07 - 1/2 cup fresh mint leaves, finely chopped
08 - 1/4 cup fresh flat-leaf parsley, finely chopped
09 - Zest of 1 lemon
10 - 1 garlic clove, minced
11 - 2 tablespoons extra-virgin olive oil
12 - 1 tablespoon lemon juice
13 - Salt and pepper, to taste

# How to Make It:

01 - Dry lamb chops thoroughly with paper towels. In a bowl, mix olive oil, minced garlic, finely chopped rosemary, salt, and pepper. Coat both sides of the lamb chops with the marinade and allow them to rest at room temperature for 15 minutes.
02 - Combine chopped mint, parsley, lemon zest, minced garlic, olive oil, and lemon juice in a mixing bowl.

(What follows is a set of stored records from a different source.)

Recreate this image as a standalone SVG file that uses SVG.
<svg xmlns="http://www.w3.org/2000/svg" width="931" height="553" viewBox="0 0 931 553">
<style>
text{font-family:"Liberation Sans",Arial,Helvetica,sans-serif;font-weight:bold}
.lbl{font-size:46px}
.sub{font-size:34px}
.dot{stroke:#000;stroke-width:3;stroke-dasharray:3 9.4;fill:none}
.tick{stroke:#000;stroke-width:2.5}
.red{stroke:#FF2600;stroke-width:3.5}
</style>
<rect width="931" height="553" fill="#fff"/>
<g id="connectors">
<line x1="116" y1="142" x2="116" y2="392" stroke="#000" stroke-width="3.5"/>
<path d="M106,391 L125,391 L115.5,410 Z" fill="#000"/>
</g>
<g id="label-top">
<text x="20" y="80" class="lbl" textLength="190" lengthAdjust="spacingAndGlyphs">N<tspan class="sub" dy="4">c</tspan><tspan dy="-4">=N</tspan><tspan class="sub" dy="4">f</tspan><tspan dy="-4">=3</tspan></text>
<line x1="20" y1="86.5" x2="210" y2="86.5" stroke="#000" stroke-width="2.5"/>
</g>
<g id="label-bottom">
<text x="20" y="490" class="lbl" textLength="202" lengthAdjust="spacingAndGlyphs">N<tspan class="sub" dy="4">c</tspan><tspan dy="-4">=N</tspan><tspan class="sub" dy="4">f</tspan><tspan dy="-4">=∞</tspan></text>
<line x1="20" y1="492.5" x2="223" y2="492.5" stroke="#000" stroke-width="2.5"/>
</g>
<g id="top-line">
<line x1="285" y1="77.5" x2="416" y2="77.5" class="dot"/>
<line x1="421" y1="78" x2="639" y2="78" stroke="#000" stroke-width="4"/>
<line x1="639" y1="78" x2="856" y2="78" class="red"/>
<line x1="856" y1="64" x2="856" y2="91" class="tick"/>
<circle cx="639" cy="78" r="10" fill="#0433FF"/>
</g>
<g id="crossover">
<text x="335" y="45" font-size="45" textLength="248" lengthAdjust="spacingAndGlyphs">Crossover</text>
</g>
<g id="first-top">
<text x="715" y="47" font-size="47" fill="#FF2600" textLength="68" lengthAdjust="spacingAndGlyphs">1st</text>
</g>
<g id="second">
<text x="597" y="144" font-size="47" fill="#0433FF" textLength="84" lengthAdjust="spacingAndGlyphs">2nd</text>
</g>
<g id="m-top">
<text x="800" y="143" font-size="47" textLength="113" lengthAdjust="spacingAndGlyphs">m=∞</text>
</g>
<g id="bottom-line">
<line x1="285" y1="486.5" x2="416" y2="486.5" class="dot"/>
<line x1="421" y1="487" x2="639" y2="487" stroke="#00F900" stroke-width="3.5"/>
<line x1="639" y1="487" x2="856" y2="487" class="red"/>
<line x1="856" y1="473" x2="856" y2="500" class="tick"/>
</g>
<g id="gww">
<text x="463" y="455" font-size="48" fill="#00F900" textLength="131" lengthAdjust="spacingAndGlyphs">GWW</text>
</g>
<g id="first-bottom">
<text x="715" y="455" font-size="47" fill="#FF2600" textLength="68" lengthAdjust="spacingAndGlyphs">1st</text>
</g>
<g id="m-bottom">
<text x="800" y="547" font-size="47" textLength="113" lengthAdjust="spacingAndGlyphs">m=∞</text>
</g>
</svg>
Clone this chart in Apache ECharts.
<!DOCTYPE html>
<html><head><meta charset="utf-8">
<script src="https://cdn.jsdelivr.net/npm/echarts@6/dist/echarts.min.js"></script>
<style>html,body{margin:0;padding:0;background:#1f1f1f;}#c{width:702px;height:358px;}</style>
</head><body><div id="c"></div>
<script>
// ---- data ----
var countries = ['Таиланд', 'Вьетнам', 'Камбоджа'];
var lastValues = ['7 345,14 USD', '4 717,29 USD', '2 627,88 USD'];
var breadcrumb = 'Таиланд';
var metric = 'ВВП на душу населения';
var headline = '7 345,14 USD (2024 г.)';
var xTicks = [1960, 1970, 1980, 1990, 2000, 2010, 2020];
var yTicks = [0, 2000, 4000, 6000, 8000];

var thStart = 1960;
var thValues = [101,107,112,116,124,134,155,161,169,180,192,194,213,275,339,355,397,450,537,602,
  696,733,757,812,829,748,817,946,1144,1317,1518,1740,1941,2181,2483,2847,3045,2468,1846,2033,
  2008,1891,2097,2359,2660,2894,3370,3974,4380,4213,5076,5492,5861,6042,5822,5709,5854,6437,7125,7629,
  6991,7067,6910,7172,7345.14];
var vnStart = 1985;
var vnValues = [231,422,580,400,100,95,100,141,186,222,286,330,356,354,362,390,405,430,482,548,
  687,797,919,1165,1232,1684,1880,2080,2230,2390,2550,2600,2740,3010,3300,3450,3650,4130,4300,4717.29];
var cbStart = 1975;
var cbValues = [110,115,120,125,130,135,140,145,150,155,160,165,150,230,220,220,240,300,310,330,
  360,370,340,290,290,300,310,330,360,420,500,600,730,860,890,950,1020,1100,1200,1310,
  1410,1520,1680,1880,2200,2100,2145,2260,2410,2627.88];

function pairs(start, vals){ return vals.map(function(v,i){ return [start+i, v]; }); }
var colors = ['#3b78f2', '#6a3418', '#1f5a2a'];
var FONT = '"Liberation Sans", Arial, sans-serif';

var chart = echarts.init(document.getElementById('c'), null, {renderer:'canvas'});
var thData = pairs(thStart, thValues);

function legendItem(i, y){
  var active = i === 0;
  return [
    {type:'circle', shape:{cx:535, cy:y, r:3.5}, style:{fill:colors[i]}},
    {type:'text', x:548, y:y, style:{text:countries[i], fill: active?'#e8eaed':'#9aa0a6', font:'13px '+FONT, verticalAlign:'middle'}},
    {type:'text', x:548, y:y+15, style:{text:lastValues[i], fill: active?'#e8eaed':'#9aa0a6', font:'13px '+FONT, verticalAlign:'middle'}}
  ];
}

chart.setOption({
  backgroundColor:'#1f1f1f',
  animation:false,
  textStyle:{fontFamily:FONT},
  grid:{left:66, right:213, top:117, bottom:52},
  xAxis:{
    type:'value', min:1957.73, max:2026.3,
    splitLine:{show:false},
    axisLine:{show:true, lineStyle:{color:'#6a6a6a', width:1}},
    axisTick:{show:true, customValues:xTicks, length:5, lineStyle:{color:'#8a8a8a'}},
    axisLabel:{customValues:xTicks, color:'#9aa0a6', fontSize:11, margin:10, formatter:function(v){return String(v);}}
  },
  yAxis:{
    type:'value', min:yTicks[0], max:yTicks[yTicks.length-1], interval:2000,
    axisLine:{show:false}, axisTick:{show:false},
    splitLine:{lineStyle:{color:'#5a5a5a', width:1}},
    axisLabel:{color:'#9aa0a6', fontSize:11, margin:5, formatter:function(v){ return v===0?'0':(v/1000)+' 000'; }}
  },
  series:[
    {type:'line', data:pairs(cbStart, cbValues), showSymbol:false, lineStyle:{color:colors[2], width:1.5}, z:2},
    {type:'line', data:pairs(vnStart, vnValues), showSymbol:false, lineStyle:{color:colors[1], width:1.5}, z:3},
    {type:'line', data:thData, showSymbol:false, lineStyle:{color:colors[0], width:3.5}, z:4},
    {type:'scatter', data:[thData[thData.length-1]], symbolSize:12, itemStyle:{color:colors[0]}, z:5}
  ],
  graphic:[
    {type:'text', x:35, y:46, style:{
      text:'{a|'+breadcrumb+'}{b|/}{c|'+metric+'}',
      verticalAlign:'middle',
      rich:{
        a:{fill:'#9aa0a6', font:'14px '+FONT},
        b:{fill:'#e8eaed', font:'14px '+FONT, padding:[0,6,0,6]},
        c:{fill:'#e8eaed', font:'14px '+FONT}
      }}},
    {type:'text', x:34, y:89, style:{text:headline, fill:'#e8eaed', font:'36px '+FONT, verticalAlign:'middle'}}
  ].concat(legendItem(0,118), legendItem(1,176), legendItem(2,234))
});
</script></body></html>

Season with salt and pepper as desired. Stir until evenly incorporated; set aside.
03 - Preheat grill or grill pan to medium-high heat. Grill lamb chops 3 to 4 minutes per side for medium-rare, adjusting for preferred doneness. Let rest for 5 minutes to retain juices.
04 - Arrange grilled lamb chops on a serving platter and spoon mint gremolata over each chop. Serve immediately.

# Expert Advice:

01 -
  • The mint gremolata lifts the richness of lamb into something lively and memorable.
  • The marinade makes even budget lamb chops taste luxurious and tender.
02 -
  • If you skip letting the lamb reach room temperature, the chops can cook unevenly and turn chewy.
  • Adding lemon juice to gremolata last lets you control the brightness and avoid overwhelming the herbs.
03 -
  • Marinating lamb up to two hours deepens the flavor without making it mushy.
  • Switch mint for basil if you crave a slightly sweeter gremolata for summer nights.